The community that shares this vision is a world community, and it is a local community. The followers of Bahá’u’lláh are called Bahá’ís, and there are millions of them: rich and poor; black, white, brown, and yellow; from Jewish, Buddhist, Muslim, Hindu, Christian, agnostic, athesist, and many other religious backgrounds; educated and illiterate; young and old; living in apartment flats, grass huts, country estates, suburban sprawl, and teeming slums. They can be found in every country of the world.
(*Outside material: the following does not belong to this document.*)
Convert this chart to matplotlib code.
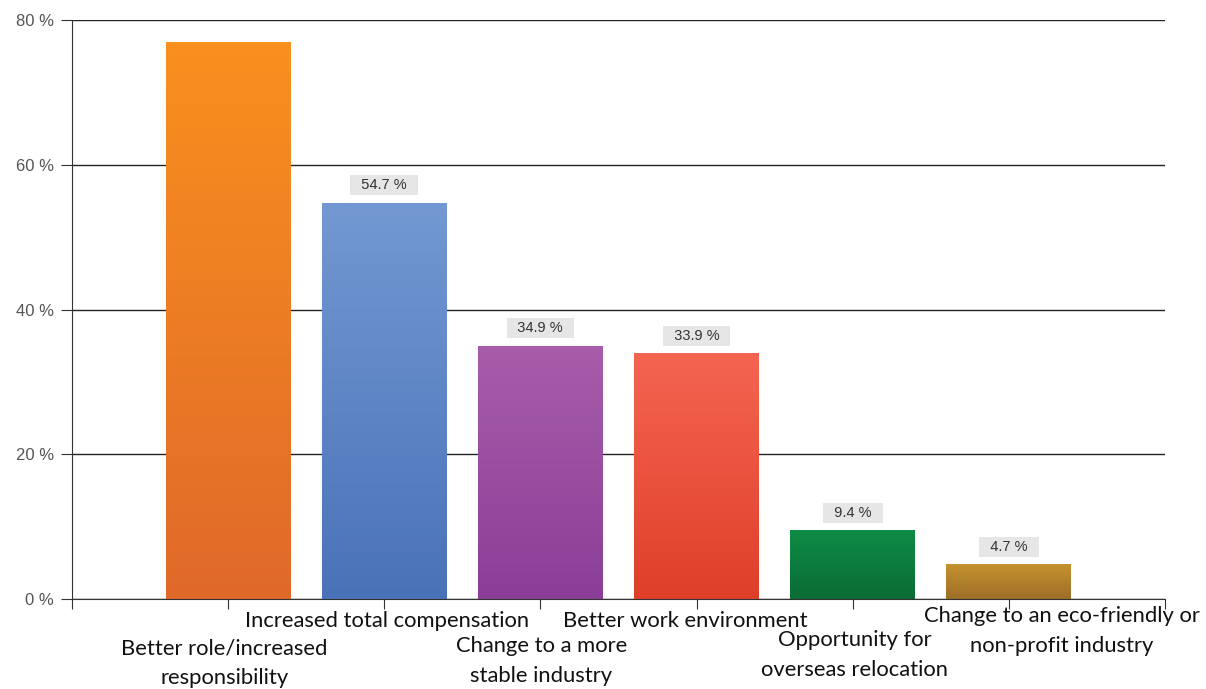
import numpy as np
import matplotlib.pyplot as plt
from matplotlib.colors import LinearSegmentedColormap

categories = ["Better role/increased\nresponsibility",
              "Increased total compensation",
              "Change to a more\nstable industry",
              "Better work environment",
              "Opportunity for\noverseas relocation",
              "Change to an eco-friendly or\nnon-profit industry"]
values = [76.9, 54.7, 34.9, 33.9, 9.4, 4.7]
show_label = [False, True, True, True, True, True]
yticks = [0, 20, 40, 60, 80]

top_colors = ["#F9901E", "#7398D2", "#A75DAA", "#F46552", "#0F8C46", "#C5922F"]
bottom_colors = ["#E0692A", "#4A72B8", "#8A3E97", "#DF3F29", "#0A6C34", "#9E6E27"]

# label placement (pixel offsets from tick, below the axis)
lab_dx = [-4, 3, 1, -11, 2, 53]
lab_dy = [64, 22, 62, 22, 56, 32]

fig = plt.figure(figsize=(12.06, 6.89), dpi=100)
ax = fig.add_axes([72 / 1206, 90 / 689, (1165 - 72) / 1206, 579 / 689])

x = np.arange(len(values))
bars = ax.bar(x, values, width=0.8, color="none", zorder=2)

grad = np.linspace(0, 1, 256).reshape(-1, 1)
for b, c0, c1 in zip(bars, top_colors, bottom_colors):
    cmap = LinearSegmentedColormap.from_list("g", [c1, c0])
    ax.imshow(grad, cmap=cmap, origin="lower", aspect="auto", zorder=2,
              extent=[b.get_x(), b.get_x() + b.get_width(), 0, b.get_height()])

for i, v in enumerate(values):
    if show_label[i]:
        ax.annotate(f"  {v:.1f} %  ", xy=(i, v), xytext=(0, 18), textcoords="offset pixels",
                    ha="center", va="center", fontsize=10.5, family="Liberation Sans",
                    color="#333333",
                    bbox=dict(boxstyle="square,pad=0.2", fc="#E6E6E6", ec="none"))

for i, lab in enumerate(categories):
    ax.annotate(lab, xy=(i, 0), xycoords=("data", "axes fraction"),
                xytext=(lab_dx[i], -lab_dy[i]), textcoords="offset pixels",
                ha="center", va="center", fontsize=15.8, family="Lato",
                color="#111111", linespacing=1.6, annotation_clip=False)

ax.set_xlim(-1, 6)
ax.set_ylim(0, 80)
ax.set_yticks(yticks)
ax.set_yticklabels([f"{t} %" for t in yticks], family="Liberation Sans")
ax.set_xticks(np.arange(-1, 7))
ax.set_xticklabels([])
ax.yaxis.grid(True, color="#222222", linewidth=1.0, zorder=1)
ax.set_axisbelow(True)
ax.tick_params(axis="y", length=8, color="#333333", labelcolor="#555555", labelsize=12, pad=5)
ax.tick_params(axis="x", length=7, color="#333333")
for s in ["top", "right"]:
    ax.spines[s].set_visible(False)
ax.spines["left"].set_color("#333333")
ax.spines["bottom"].set_color("#333333")

fig.savefig("out.png", dpi=100)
Bahá’ís everywhere are engaged in a process of personal transformation. The teachings of Bahá’u’lláh set a high standard for spiritual growth and behavior. He said, “It is incumbent upon every man of insight and understanding to strive to translate that which hath been written into reality and action.”1
Many Bahá’ís are on the move. Inspired by the vision of a better world, they often travel from place to place to share the message, and frequently settle to live in a new place to demonstrate the truths of their vision of a better world.
The Bahá’ís in Halton Hills are a small sample of this diversity and movement. The vision was first brought to Georgetown in the 1940s, and to Esquesing Township in the 1970s by believers from Oakville. They were able to find receptive souls, eager to share the vision. Over the years other Bahá’ís have moved into the community, while during that time members of the Halton Hills Bahá’í community themselves have moved on to help form and support other communities across Canada and the world. In the past few years Bahá’ís from our community have moved to destinations as near as Hamilton and Newmarket, and as far as Grenada and Korea.